Przeniosłem się do kuchni przed chwilą. Moje biurku jest w przedpokoju i zwykle tam pracuję, lecz towarzyszą mi tylko ściany, nawet jeśli wiszą na nich mapy nieba oraz plakat „Kosmosu” Gombrowicza. Teraz patrzę za okno siedząc w ciemności. Zza uchylonego skrzydła okiennego dochodzi odgłos jakby daleki, lecącego samolotu. Ale on nie cichnie tak, jak przelatujący samolot; wiem, że to agregat chłodniczy w sklepie po drugiej stronie ulicy. Agregat to banał, ale to nie ma znaczenia, skoro przywołuje historie przemierzania Kosmosu opisane przez Lema.

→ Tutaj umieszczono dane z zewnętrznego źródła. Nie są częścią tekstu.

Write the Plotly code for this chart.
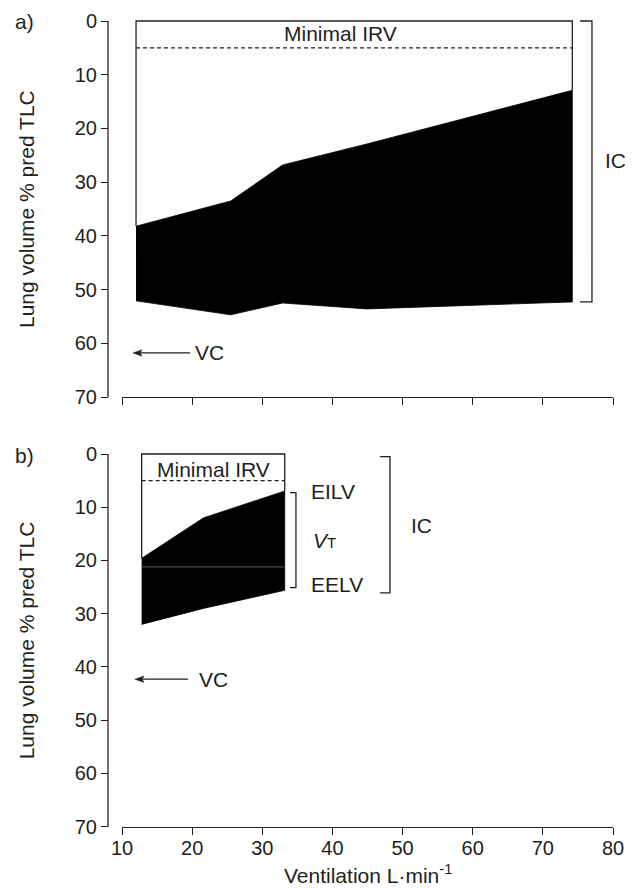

Ioana przysyła mi smsy zza dwóch granic, siedmiuset kilometrów. Otwieram szerzej okno, chłodny oddech ogarnia twarz. Zapach wydaje się taki sam, jak w tych wielu miejscach, które pamiętam, w których czaiła się tajemnica. Gdy miałem dziesięć lat ciemność w górskiej wiosce niedaleko Myślenic była tajemnicą. W niej wychował się mój ojciec, a gdy chodził nocą przez las, drogowskazem były mu gwiazdy. To opowieść dla mnie tak baśniowa jak marzenia człowieka o spędzeniu jednej doby na Marsie. Z tą jedną wioską związała mnie moja rodzina, tam przyjeżdżaliśmy i ją będę wspominał dopóki będzie żyła moja pamięć. Dla mnie niezwykła, choć takich wiosek i takich babć jak moja, w okolicy były setki, a w całej Polsce – tysiące. To przecież normalne, ale dla mnie – niepojęte, bo jest w tych dwóch faktach jakaś nieciągłość, niespójność, jakby pochodziły one do dwóch zupełnie różnych światów.

Centrum Nauki Kopernik, Warszawa, fot. Piotr Kubic

Ucichł jednak chłodniczy generator, znikł na chwilę tworzony przez niego czar tajemnicy. Beniamin przyszedł do mnie przez ciemność, obudził się. Wysuszyłem nieco wilgotne włosy, przebraliśmy górną część pidżamy i odprowadziłem go do łóżka, nad którym szybko rozległ się jego miarowy oddech.

To, że siedzę sam w kuchni wzięło się stąd, że nie ma w pobliżu mojej dziewczyny. Gdyby była, nie byłbym tu, w ciemności, nie siedziałbym przy otwartym mi w twarz oknie, nie ubrałbym czapki z daszkiem i polaru, nasunąwszy na głowę jego kaptur. I nie pisałbym. Więc skąd się bierze to pisanie?

Zapach ciepłego wieczora to też wspomnienie letnich obozów w wiosce niedaleko Koszalina. Kiedyś spałem tam tuż przy otwartym oknie, usypiał mnie ciepły chłód nocy, a budziło chłodne ciepło poranka. Dziś myślę, że było to jedno z najszczęśliwszych doświadczeń w moim życiu. I sumując już brawurowo i nieodpowiedzialnie najróżniejsze wrażenia i przemyślenia napiszę, że wszystkie sztuki teatralne, powieści i wiersze, skomplikowane dzieła muzyczne, malarskie i wszelakie zaczynają się i prowadzą do tego stanu, w jaki się wpada zasypiając wśród traw z widokiem na stojące drzewa. Drzewa czy to wśród letnich liści, czy nagie, z biegnącymi po nich strużkami zastygłego lodu.